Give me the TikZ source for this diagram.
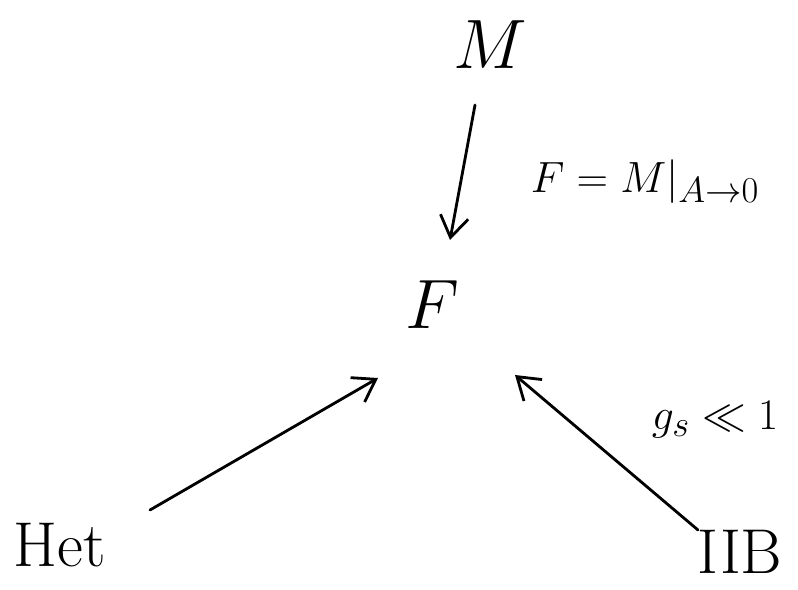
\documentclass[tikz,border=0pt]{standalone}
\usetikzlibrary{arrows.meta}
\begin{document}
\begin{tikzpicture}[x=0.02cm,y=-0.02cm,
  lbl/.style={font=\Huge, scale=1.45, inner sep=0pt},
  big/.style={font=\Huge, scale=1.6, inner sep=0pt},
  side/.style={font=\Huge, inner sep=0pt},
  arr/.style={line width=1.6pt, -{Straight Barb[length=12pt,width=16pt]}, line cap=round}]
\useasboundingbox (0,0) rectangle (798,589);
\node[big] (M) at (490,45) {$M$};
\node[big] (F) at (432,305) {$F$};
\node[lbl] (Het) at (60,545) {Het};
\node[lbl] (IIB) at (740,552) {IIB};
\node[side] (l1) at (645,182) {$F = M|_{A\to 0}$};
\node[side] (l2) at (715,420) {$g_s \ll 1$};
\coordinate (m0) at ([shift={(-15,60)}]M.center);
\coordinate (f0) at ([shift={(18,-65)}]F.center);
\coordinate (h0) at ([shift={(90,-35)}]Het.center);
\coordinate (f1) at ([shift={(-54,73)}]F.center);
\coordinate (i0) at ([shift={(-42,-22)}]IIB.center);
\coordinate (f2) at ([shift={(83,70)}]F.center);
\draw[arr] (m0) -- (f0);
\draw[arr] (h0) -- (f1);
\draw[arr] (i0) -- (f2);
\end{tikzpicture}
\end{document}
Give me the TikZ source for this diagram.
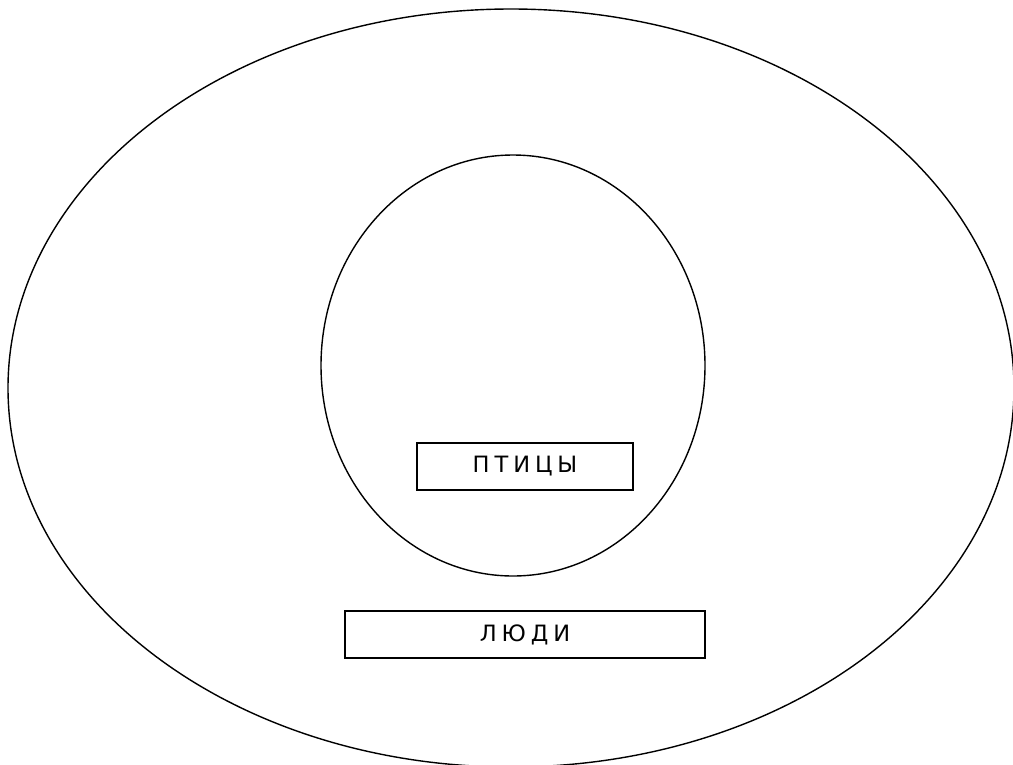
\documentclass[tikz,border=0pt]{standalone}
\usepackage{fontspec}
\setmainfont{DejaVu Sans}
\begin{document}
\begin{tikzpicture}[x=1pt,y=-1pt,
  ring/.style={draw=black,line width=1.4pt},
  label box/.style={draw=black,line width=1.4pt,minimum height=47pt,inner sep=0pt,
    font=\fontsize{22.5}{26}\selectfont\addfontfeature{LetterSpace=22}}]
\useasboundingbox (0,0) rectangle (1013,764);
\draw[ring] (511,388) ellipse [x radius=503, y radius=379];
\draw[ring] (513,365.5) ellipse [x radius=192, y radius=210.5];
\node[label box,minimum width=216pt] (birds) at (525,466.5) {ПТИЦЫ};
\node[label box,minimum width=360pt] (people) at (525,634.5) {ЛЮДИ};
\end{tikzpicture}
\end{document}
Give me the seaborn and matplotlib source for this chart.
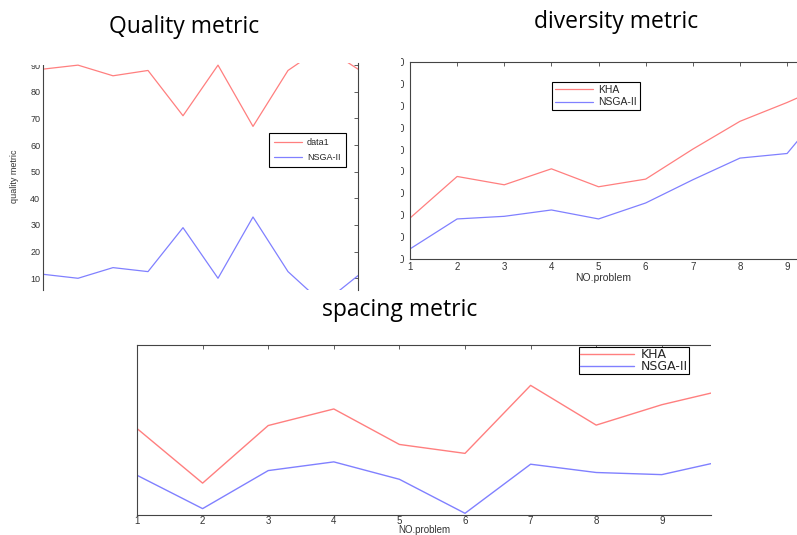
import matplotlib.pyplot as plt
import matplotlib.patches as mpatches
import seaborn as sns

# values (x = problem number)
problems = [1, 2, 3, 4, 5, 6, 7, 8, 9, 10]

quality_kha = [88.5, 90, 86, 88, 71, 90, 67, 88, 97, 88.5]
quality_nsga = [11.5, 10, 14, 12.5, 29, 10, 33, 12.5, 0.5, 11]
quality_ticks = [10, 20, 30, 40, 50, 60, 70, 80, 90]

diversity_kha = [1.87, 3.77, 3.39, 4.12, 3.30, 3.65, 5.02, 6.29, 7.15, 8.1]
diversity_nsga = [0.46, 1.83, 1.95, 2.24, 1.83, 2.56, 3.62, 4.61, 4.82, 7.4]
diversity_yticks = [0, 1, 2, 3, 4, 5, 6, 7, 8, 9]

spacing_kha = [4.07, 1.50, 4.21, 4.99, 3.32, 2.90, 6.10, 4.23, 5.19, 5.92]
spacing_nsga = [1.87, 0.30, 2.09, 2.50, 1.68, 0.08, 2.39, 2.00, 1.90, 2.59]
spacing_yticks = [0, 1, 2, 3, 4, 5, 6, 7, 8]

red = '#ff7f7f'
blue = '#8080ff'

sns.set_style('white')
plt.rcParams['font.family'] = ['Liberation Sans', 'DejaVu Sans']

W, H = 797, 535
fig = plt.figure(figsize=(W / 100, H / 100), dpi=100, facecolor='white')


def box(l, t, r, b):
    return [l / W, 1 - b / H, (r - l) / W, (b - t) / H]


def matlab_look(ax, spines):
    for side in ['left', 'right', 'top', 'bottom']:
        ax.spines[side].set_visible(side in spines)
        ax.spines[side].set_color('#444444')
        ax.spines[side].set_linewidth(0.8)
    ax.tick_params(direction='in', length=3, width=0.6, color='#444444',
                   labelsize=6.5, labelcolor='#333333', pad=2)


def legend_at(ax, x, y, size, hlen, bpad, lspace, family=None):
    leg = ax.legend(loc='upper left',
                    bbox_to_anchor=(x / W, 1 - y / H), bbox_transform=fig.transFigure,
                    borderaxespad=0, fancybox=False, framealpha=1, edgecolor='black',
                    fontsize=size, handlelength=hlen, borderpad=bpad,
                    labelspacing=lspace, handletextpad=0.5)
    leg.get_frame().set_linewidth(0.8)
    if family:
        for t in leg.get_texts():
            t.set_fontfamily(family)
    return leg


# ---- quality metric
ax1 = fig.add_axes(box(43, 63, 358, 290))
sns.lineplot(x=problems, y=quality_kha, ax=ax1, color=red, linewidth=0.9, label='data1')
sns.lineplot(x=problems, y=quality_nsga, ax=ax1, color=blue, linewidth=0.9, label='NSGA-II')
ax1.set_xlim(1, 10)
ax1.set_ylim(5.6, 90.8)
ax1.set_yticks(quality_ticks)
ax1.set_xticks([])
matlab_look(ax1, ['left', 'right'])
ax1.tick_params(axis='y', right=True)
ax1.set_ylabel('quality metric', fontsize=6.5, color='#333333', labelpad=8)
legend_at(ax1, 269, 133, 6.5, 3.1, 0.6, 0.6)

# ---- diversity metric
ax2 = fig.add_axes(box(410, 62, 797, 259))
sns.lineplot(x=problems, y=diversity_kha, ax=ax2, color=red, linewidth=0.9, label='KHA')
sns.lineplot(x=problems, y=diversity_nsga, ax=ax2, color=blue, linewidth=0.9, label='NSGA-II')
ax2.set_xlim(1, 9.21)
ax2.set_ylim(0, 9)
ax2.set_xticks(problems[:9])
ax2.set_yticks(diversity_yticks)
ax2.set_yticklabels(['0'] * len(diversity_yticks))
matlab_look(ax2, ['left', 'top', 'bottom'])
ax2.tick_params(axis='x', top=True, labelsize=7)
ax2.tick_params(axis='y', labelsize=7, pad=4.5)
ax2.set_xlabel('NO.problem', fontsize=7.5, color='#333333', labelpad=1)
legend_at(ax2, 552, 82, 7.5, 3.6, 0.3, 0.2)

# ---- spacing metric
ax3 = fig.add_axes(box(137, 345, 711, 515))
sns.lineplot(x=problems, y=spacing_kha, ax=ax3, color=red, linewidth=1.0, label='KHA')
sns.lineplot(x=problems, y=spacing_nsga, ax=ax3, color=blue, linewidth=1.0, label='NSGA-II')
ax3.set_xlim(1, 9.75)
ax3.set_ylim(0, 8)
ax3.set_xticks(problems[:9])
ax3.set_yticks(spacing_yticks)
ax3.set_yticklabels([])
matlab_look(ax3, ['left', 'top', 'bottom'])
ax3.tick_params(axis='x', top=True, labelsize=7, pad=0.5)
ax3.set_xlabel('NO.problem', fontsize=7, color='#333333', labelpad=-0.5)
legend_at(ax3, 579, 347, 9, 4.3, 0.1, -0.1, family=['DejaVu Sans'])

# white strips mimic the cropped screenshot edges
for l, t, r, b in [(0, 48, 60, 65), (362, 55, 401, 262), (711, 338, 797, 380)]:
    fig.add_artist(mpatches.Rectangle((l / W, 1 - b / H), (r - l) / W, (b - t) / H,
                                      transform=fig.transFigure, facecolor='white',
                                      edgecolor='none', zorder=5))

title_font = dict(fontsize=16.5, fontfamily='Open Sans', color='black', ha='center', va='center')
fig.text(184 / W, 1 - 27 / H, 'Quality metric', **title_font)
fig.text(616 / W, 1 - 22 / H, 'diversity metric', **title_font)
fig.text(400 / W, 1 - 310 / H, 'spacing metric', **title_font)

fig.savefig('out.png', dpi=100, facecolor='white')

**What is required:** In the listing above, locate each line with "seaborn" and copy it.

**Exercise response:**
Give me the seaborn and matplotlib source for this chart.
import seaborn as sns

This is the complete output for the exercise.